◆ **Task directions**
Reproduce, character for character, the lines below from the first through the one with "const thresholdDepthRange = [0, -2.49];". Leave pictures out.
──────────────────────────────
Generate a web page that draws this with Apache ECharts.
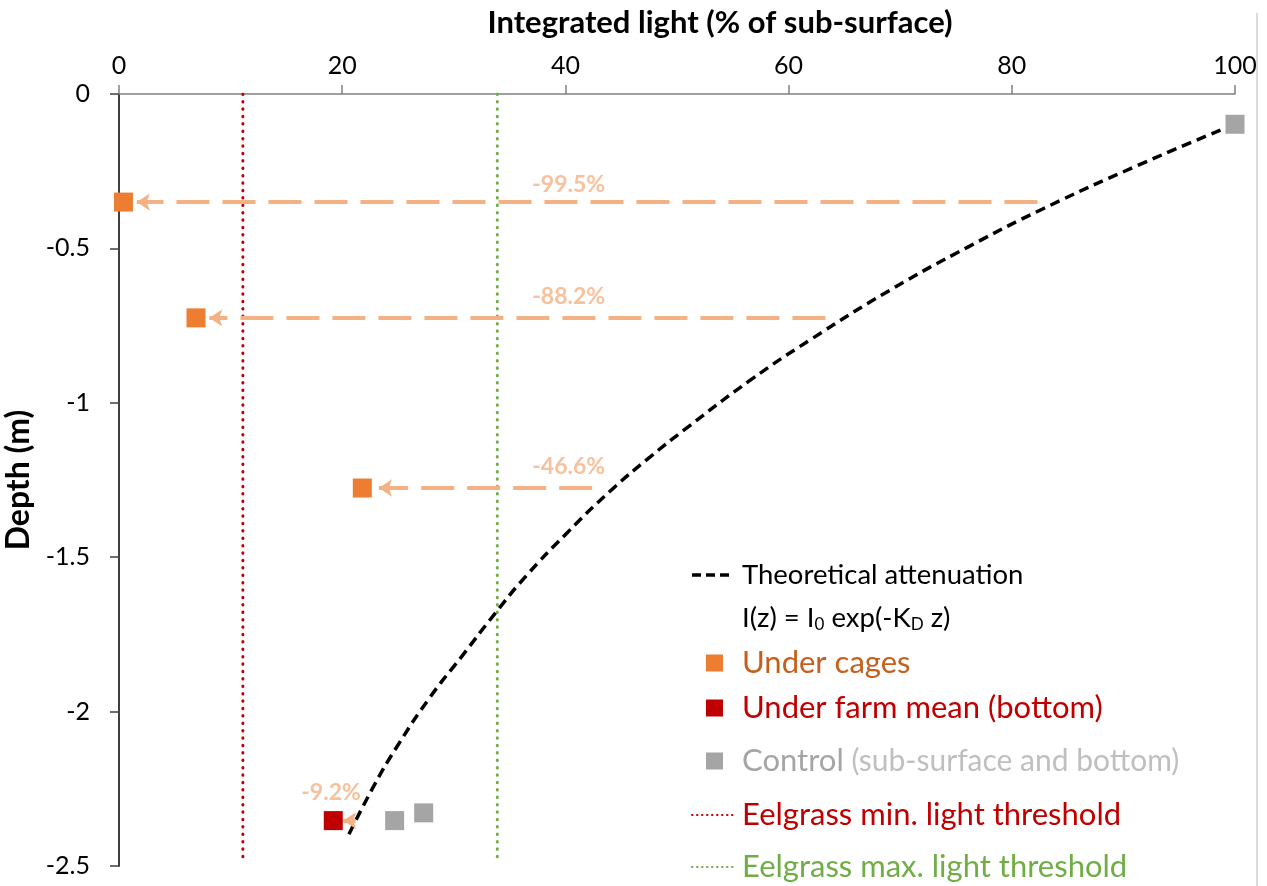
<!DOCTYPE html>
<html><head><meta charset="utf-8">
<script src="https://cdn.jsdelivr.net/npm/echarts@6/dist/echarts.min.js"></script>
<style>html,body{margin:0;padding:0;background:#fff}#c{width:1267px;height:886px}</style>
</head><body><div id="c"></div>
<script>
// ---- data ----
const xTicks = [0, 20, 40, 60, 80, 100];
const yTicks = [0, -0.5, -1, -1.5, -2, -2.5];
const curveLight = [98.7, 91.0, 82.9, 76.1, 69.1, 61.9, 56.6, 51.0, 47.6, 44.1, 40.1, 36.4, 33.7, 30.7, 27.9, 24.9, 22.8, 20.5];
const curveDepth = [-0.117, -0.236, -0.370, -0.495, -0.635, -0.797, -0.926, -1.078, -1.175, -1.283, -1.423, -1.564, -1.682, -1.822, -1.952, -2.114, -2.243, -2.405];
const cagesLight = [0.4, 6.9, 21.8];
const cagesDepth = [-0.350, -0.725, -1.276];
const farmLight = [19.2];
const farmDepth = [-2.353];
const controlLight = [100, 24.7, 27.3];
const controlDepth = [-0.098, -2.353, -2.328];
const arrowFrom = [82.3, 63.3, 42.4, 21.2];
const arrowTo = [1.6, 8.1, 23.3, 20.1];
const arrowDepth = [-0.350, -0.725, -1.276, -2.353];
const changeLabels = ['-99.5%', '-88.2%', '-46.6%', '-9.2%'];
const labelLight = [40.3, 40.3, 40.3, 19.0];
const labelDepth = [-0.292, -0.655, -1.207, -2.261];
const thresholdMin = 11.1;
const thresholdMax = 33.9;
const thresholdDepthRange = [0, -2.49];

// ---- styles ----
const FONT = 'Lato, "Open Sans", sans-serif';
const C_ORANGE = '#ED7D31', C_ARROW = '#F4B183', C_RED = '#C00000', C_GRAY = '#A5A5A5', C_GREEN = '#70AD47';

const chart = echarts.init(document.getElementById('c'), null, {renderer: 'canvas'});

const pairs = (xs, ys) => xs.map((x, i) => [x, ys[i]]);
const sq = (xs, ys, color) => ({
  type: 'scatter', data: pairs(xs, ys), symbol: 'rect', symbolSize: 19, z: 5,
  itemStyle: {color: color, opacity: 1}, silent: true
});
const vline = (x, color) => ({
  type: 'line', data: [[x, thresholdDepthRange[0]], [x, thresholdDepthRange[1]]], showSymbol: false, z: 1,
  lineStyle: {color: color, width: 3, type: [0.5, 6.9], cap: 'round'}, silent: true
});

const option = {
  animation: false,
  textStyle: {fontFamily: FONT},
  grid: {left: 119, top: 94, right: 32, bottom: 20, containLabel: false, outerBoundsMode: 'none'},
  xAxis: {
    type: 'value', position: 'top', min: xTicks[0], max: xTicks[xTicks.length - 1], interval: xTicks[1] - xTicks[0],
    name: 'Integrated light (% of sub-surface)', nameLocation: 'middle', nameGap: 56,
    nameTextStyle: {fontFamily: FONT, fontSize: 31, fontWeight: 'bold', color: '#000', padding: [0, 0, 0, 86]},
    axisLine: {show: true, lineStyle: {color: '#808080', width: 1.5}},
    axisTick: {show: true, length: 9, lineStyle: {color: '#808080', width: 1.5}},
    axisLabel: {fontFamily: FONT, fontSize: 25, color: '#000', margin: 16},
    splitLine: {show: false}
  },
  yAxis: {
    type: 'value', min: yTicks[yTicks.length - 1], max: yTicks[0], interval: yTicks[0] - yTicks[1],
    name: 'Depth (m)', nameLocation: 'middle', nameGap: 73, nameRotate: 90,
    nameTextStyle: {fontFamily: FONT, fontSize: 32, fontWeight: 'bold', color: '#000'},
    axisLine: {show: true, onZero: false, lineStyle: {color: '#404040', width: 2}},
    axisTick: {show: true, length: 9, lineStyle: {color: '#404040', width: 1.5}},
    axisLabel: {fontFamily: FONT, fontSize: 25, color: '#000', margin: 29},
    splitLine: {show: false}
  },
  series: [
    vline(thresholdMin, C_RED),
    vline(thresholdMax, C_GREEN),
    {
      type: 'line', data: pairs(curveLight, curveDepth), showSymbol: false, smooth: 0.5, z: 2, silent: true,
      lineStyle: {color: '#000', width: 3.5, type: [10, 6]}
    },
    {
      type: 'lines', coordinateSystem: 'cartesian2d', z: 3, silent: true,
      symbol: ['none', 'arrow'], symbolSize: 13,
      lineStyle: {color: C_ARROW, width: 4, type: [33, 13], opacity: 1, curveness: 0},
      data: arrowFrom.map((f, i) => ({coords: [[f, arrowDepth[i]], [arrowTo[i], arrowDepth[i]]]}))
    },
    sq(cagesLight, cagesDepth, C_ORANGE),
    sq(farmLight, farmDepth, C_RED),
    sq(controlLight, controlDepth, C_GRAY),
    {
      type: 'scatter', symbolSize: 0, z: 6, silent: true,
      data: labelLight.map((x, i) => ({value: [x, labelDepth[i]], name: changeLabels[i]})),
      label: {show: true, position: 'inside', formatter: p => p.name, fontFamily: FONT, fontSize: 23, fontWeight: 'bold', color: C_ARROW}
    }
  ],
  graphic: [
    {type: 'line', shape: {x1: 1257, y1: 13, x2: 1257, y2: 886}, style: {stroke: '#dcdcdc', lineWidth: 2}, silent: true},
    {type: 'line', shape: {x1: 692, y1: 575, x2: 733, y2: 575}, style: {stroke: '#000', lineWidth: 3.5, lineDash: [9, 5]}},
    {type: 'text', x: 742, y: 575, style: {text: 'Theoretical attenuation', fontFamily: FONT, fontSize: 27.5, fill: '#000', verticalAlign: 'middle'}},
    {type: 'text', x: 742, y: 618, style: {
      text: '{n|I(z) = I}{s|0}{n| exp(-K}{s|D}{n| z)}', fontFamily: FONT, verticalAlign: 'middle',
      rich: {n: {fontSize: 27.5, fill: '#000', fontFamily: FONT}, s: {fontSize: 17, fill: '#000', fontFamily: FONT, padding: [14, 0, 0, 0]}}
    }},
    {type: 'rect', shape: {x: 706, y: 654.5, width: 17, height: 17}, style: {fill: C_ORANGE}},
    {type: 'text', x: 742, y: 663, style: {text: 'Under cages', fontFamily: FONT, fontSize: 31, fill: '#C65F1C', verticalAlign: 'middle'}},
    {type: 'rect', shape: {x: 706, y: 699.5, width: 17, height: 17}, style: {fill: C_RED}},
    {type: 'text', x: 742, y: 708, style: {text: 'Under farm mean (bottom)', fontFamily: FONT, fontSize: 31, fill: C_RED, verticalAlign: 'middle'}},
    {type: 'rect', shape: {x: 706, y: 752.5, width: 17, height: 17}, style: {fill: C_GRAY}},
    {type: 'text', x: 742, y: 761, style: {
      text: '{a|Control}{b| (sub-surface and bottom)}', verticalAlign: 'middle', fontFamily: FONT,
      rich: {a: {fontSize: 31, fill: '#A5A5A5', fontFamily: FONT}, b: {fontSize: 30, fill: '#BFBFBF', fontFamily: FONT}}
    }},
    {type: 'line', shape: {x1: 692, y1: 815, x2: 733, y2: 815}, style: {stroke: C_RED, lineWidth: 2, lineDash: [0.5, 4.5], lineCap: 'round'}},
    {type: 'text', x: 742, y: 815, style: {text: 'Eelgrass min. light threshold', fontFamily: FONT, fontSize: 31, fill: C_RED, verticalAlign: 'middle'}},
    {type: 'line', shape: {x1: 692, y1: 867, x2: 733, y2: 867}, style: {stroke: C_GREEN, lineWidth: 2, lineDash: [0.5, 4.5], lineCap: 'round'}},
    {type: 'text', x: 742, y: 867, style: {text: 'Eelgrass max. light threshold', fontFamily: FONT, fontSize: 31, fill: C_GREEN, verticalAlign: 'middle'}}
  ]
};
chart.setOption(option);
</script>
</body></html>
──────────────────────────────
◆ **Complete output**
Generate a web page that draws this with Apache ECharts.
<!DOCTYPE html>
<html><head><meta charset="utf-8">
<script src="https://cdn.jsdelivr.net/npm/echarts@6/dist/echarts.min.js"></script>
<style>html,body{margin:0;padding:0;background:#fff}#c{width:1267px;height:886px}</style>
</head><body><div id="c"></div>
<script>
// ---- data ----
const xTicks = [0, 20, 40, 60, 80, 100];
const yTicks = [0, -0.5, -1, -1.5, -2, -2.5];
const curveLight = [98.7, 91.0, 82.9, 76.1, 69.1, 61.9, 56.6, 51.0, 47.6, 44.1, 40.1, 36.4, 33.7, 30.7, 27.9, 24.9, 22.8, 20.5];
const curveDepth = [-0.117, -0.236, -0.370, -0.495, -0.635, -0.797, -0.926, -1.078, -1.175, -1.283, -1.423, -1.564, -1.682, -1.822, -1.952, -2.114, -2.243, -2.405];
const cagesLight = [0.4, 6.9, 21.8];
const cagesDepth = [-0.350, -0.725, -1.276];
const farmLight = [19.2];
const farmDepth = [-2.353];
const controlLight = [100, 24.7, 27.3];
const controlDepth = [-0.098, -2.353, -2.328];
const arrowFrom = [82.3, 63.3, 42.4, 21.2];
const arrowTo = [1.6, 8.1, 23.3, 20.1];
const arrowDepth = [-0.350, -0.725, -1.276, -2.353];
const changeLabels = ['-99.5%', '-88.2%', '-46.6%', '-9.2%'];
const labelLight = [40.3, 40.3, 40.3, 19.0];
const labelDepth = [-0.292, -0.655, -1.207, -2.261];
const thresholdMin = 11.1;
const thresholdMax = 33.9;
const thresholdDepthRange = [0, -2.49];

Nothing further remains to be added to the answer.